What is asked
Output the material beneath this task exactly, images excluded.

Raw data

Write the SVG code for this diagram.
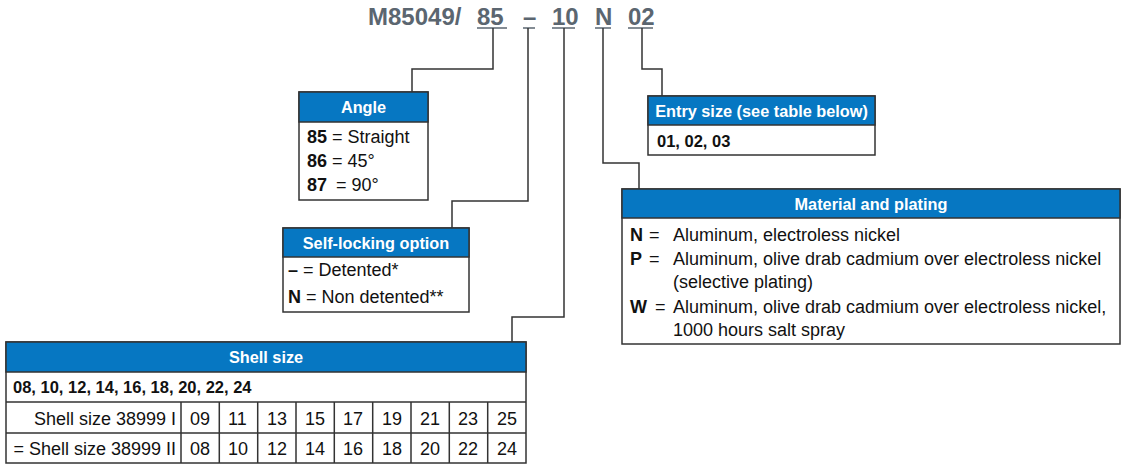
<svg xmlns="http://www.w3.org/2000/svg" width="1123" height="464" viewBox="0 0 1123 464">
<style>
text{font-family:"Liberation Sans Narrow","Liberation Sans",Arial,sans-serif;fill:#111;}
.t{font-size:24px;font-weight:bold;fill:#5b6670;}
.h{font-size:16.3px;font-weight:bold;fill:#fff;text-anchor:middle;}
.c{font-size:18px;}
.b{font-weight:bold;}
.bs{font-size:16.5px;font-weight:bold;}
.box{fill:#fff;stroke:#333;stroke-width:1.5;}
.hd{fill:#0677c2;stroke:#333;stroke-width:1.5;}
.ln{fill:none;stroke:#333;stroke-width:1.5;}
.ul{stroke:#5b6670;stroke-width:1.5;}
</style>
<g id="title">
<text class="t" x="368" y="25">M85049/</text>
<text class="t" x="477" y="25">85</text>
<text class="t" x="523" y="25">–</text>
<text class="t" x="552" y="25">10</text>
<text class="t" x="595" y="25">N</text>
<text class="t" x="628" y="25">02</text>
<line class="ul" x1="477" y1="28" x2="507" y2="28"/>
<line class="ul" x1="523" y1="28" x2="535" y2="28"/>
<line class="ul" x1="552" y1="28" x2="575" y2="28"/>
<line class="ul" x1="595" y1="28" x2="611" y2="28"/>
<line class="ul" x1="628" y1="28" x2="653" y2="28"/>
</g>
<g id="connectors">
<polyline class="ln" points="493,28 493,69 412,69 412,92"/>
<polyline class="ln" points="528,28 528,201 452,201 452,228"/>
<polyline class="ln" points="564,28 564,317 512,317 512,342"/>
<polyline class="ln" points="603,28 603,163 639,163 639,189"/>
<polyline class="ln" points="642,28 642,69 662,69 662,96"/>
</g>
<g id="angle">
<rect class="box" x="299" y="92" width="129" height="108"/>
<rect class="hd" x="299" y="92" width="129" height="30"/>
<text class="h" x="363.5" y="113">Angle</text>
<text class="c" x="307" y="143"><tspan class="b">85</tspan> = Straight</text>
<text class="c" x="307" y="167"><tspan class="b">86</tspan> = 45°</text>
<text class="c" x="307" y="191"><tspan class="b">87</tspan><tspan dx="9">= 90°</tspan></text>
</g>
<g id="self-locking">
<rect class="box" x="283" y="228" width="186" height="84"/>
<rect class="hd" x="283" y="228" width="186" height="29"/>
<text class="h" x="376" y="249">Self-locking option</text>
<text class="c" x="288" y="276"><tspan class="b">–</tspan> = Detented*</text>
<text class="c" x="288" y="303"><tspan class="b">N</tspan> = Non detented**</text>
</g>
<g id="entry-size">
<rect class="box" x="648" y="96" width="227" height="59"/>
<rect class="hd" x="648" y="96" width="227" height="29"/>
<text class="h" x="761.5" y="117">Entry size (see table below)</text>
<text class="bs" x="657" y="147">01, 02, 03</text>
</g>
<g id="material">
<rect class="box" x="622" y="189" width="498" height="155"/>
<rect class="hd" x="622" y="189" width="498" height="29"/>
<text class="h" x="871" y="210">Material and plating</text>
<text class="c b" x="630" y="241">N</text><text class="c" x="649" y="241">=</text><text class="c" x="673" y="241">Aluminum, electroless nickel</text>
<text class="c b" x="630" y="265">P</text><text class="c" x="649" y="265">=</text><text class="c" x="673" y="265">Aluminum, olive drab cadmium over electroless nickel</text>
<text class="c" x="673" y="288">(selective plating)</text>
<text class="c b" x="630" y="313">W</text><text class="c" x="655" y="313">=</text><text class="c" x="673" y="313">Aluminum, olive drab cadmium over electroless nickel,</text>
<text class="c" x="673" y="336">1000 hours salt spray</text>
</g>
<g id="shell-size">
<rect class="box" x="6" y="342" width="520" height="121"/>
<rect class="hd" x="6" y="342" width="520" height="30"/>
<text class="h" x="266" y="363">Shell size</text>
<text class="bs" x="13" y="393">08, 10, 12, 14, 16, 18, 20, 22, 24</text>
<path class="ln" d="M6,402H526M6,433H526M181,402V463M219.3,402V463M257.7,402V463M296,402V463M334.3,402V463M372.7,402V463M411,402V463M449.3,402V463M487.7,402V463"/>
<text class="c" x="176" y="425" text-anchor="end">Shell size 38999 I</text>
<text class="c" x="176" y="455" text-anchor="end">= Shell size 38999 II</text>
<g>
<text class="c" x="190" y="425">09</text><text class="c" x="228" y="425">11</text><text class="c" x="267" y="425">13</text><text class="c" x="305" y="425">15</text><text class="c" x="343" y="425">17</text><text class="c" x="382" y="425">19</text><text class="c" x="420" y="425">21</text><text class="c" x="458" y="425">23</text><text class="c" x="497" y="425">25</text>
<text class="c" x="190" y="455">08</text><text class="c" x="228" y="455">10</text><text class="c" x="267" y="455">12</text><text class="c" x="305" y="455">14</text><text class="c" x="343" y="455">16</text><text class="c" x="382" y="455">18</text><text class="c" x="420" y="455">20</text><text class="c" x="458" y="455">22</text><text class="c" x="497" y="455">24</text>
</g>
</g>
</svg>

Output for this exercise
Write the SVG code for this diagram.
<svg xmlns="http://www.w3.org/2000/svg" width="1123" height="464" viewBox="0 0 1123 464">
<style>
text{font-family:"Liberation Sans Narrow","Liberation Sans",Arial,sans-serif;fill:#111;}
.t{font-size:24px;font-weight:bold;fill:#5b6670;}
.h{font-size:16.3px;font-weight:bold;fill:#fff;text-anchor:middle;}
.c{font-size:18px;}
.b{font-weight:bold;}
.bs{font-size:16.5px;font-weight:bold;}
.box{fill:#fff;stroke:#333;stroke-width:1.5;}
.hd{fill:#0677c2;stroke:#333;stroke-width:1.5;}
.ln{fill:none;stroke:#333;stroke-width:1.5;}
.ul{stroke:#5b6670;stroke-width:1.5;}
</style>
<g id="title">
<text class="t" x="368" y="25">M85049/</text>
<text class="t" x="477" y="25">85</text>
<text class="t" x="523" y="25">–</text>
<text class="t" x="552" y="25">10</text>
<text class="t" x="595" y="25">N</text>
<text class="t" x="628" y="25">02</text>
<line class="ul" x1="477" y1="28" x2="507" y2="28"/>
<line class="ul" x1="523" y1="28" x2="535" y2="28"/>
<line class="ul" x1="552" y1="28" x2="575" y2="28"/>
<line class="ul" x1="595" y1="28" x2="611" y2="28"/>
<line class="ul" x1="628" y1="28" x2="653" y2="28"/>
</g>
<g id="connectors">
<polyline class="ln" points="493,28 493,69 412,69 412,92"/>
<polyline class="ln" points="528,28 528,201 452,201 452,228"/>
<polyline class="ln" points="564,28 564,317 512,317 512,342"/>
<polyline class="ln" points="603,28 603,163 639,163 639,189"/>
<polyline class="ln" points="642,28 642,69 662,69 662,96"/>
</g>
<g id="angle">
<rect class="box" x="299" y="92" width="129" height="108"/>
<rect class="hd" x="299" y="92" width="129" height="30"/>
<text class="h" x="363.5" y="113">Angle</text>
<text class="c" x="307" y="143"><tspan class="b">85</tspan> = Straight</text>
<text class="c" x="307" y="167"><tspan class="b">86</tspan> = 45°</text>
<text class="c" x="307" y="191"><tspan class="b">87</tspan><tspan dx="9">= 90°</tspan></text>
</g>
<g id="self-locking">
<rect class="box" x="283" y="228" width="186" height="84"/>
<rect class="hd" x="283" y="228" width="186" height="29"/>
<text class="h" x="376" y="249">Self-locking option</text>
<text class="c" x="288" y="276"><tspan class="b">–</tspan> = Detented*</text>
<text class="c" x="288" y="303"><tspan class="b">N</tspan> = Non detented**</text>
</g>
<g id="entry-size">
<rect class="box" x="648" y="96" width="227" height="59"/>
<rect class="hd" x="648" y="96" width="227" height="29"/>
<text class="h" x="761.5" y="117">Entry size (see table below)</text>
<text class="bs" x="657" y="147">01, 02, 03</text>
</g>
<g id="material">
<rect class="box" x="622" y="189" width="498" height="155"/>
<rect class="hd" x="622" y="189" width="498" height="29"/>
<text class="h" x="871" y="210">Material and plating</text>
<text class="c b" x="630" y="241">N</text><text class="c" x="649" y="241">=</text><text class="c" x="673" y="241">Aluminum, electroless nickel</text>
<text class="c b" x="630" y="265">P</text><text class="c" x="649" y="265">=</text><text class="c" x="673" y="265">Aluminum, olive drab cadmium over electroless nickel</text>
<text class="c" x="673" y="288">(selective plating)</text>
<text class="c b" x="630" y="313">W</text><text class="c" x="655" y="313">=</text><text class="c" x="673" y="313">Aluminum, olive drab cadmium over electroless nickel,</text>
<text class="c" x="673" y="336">1000 hours salt spray</text>
</g>
<g id="shell-size">
<rect class="box" x="6" y="342" width="520" height="121"/>
<rect class="hd" x="6" y="342" width="520" height="30"/>
<text class="h" x="266" y="363">Shell size</text>
<text class="bs" x="13" y="393">08, 10, 12, 14, 16, 18, 20, 22, 24</text>
<path class="ln" d="M6,402H526M6,433H526M181,402V463M219.3,402V463M257.7,402V463M296,402V463M334.3,402V463M372.7,402V463M411,402V463M449.3,402V463M487.7,402V463"/>
<text class="c" x="176" y="425" text-anchor="end">Shell size 38999 I</text>
<text class="c" x="176" y="455" text-anchor="end">= Shell size 38999 II</text>
<g>
<text class="c" x="190" y="425">09</text><text class="c" x="228" y="425">11</text><text class="c" x="267" y="425">13</text><text class="c" x="305" y="425">15</text><text class="c" x="343" y="425">17</text><text class="c" x="382" y="425">19</text><text class="c" x="420" y="425">21</text><text class="c" x="458" y="425">23</text><text class="c" x="497" y="425">25</text>
<text class="c" x="190" y="455">08</text><text class="c" x="228" y="455">10</text><text class="c" x="267" y="455">12</text><text class="c" x="305" y="455">14</text><text class="c" x="343" y="455">16</text><text class="c" x="382" y="455">18</text><text class="c" x="420" y="455">20</text><text class="c" x="458" y="455">22</text><text class="c" x="497" y="455">24</text>
</g>
</g>
</svg>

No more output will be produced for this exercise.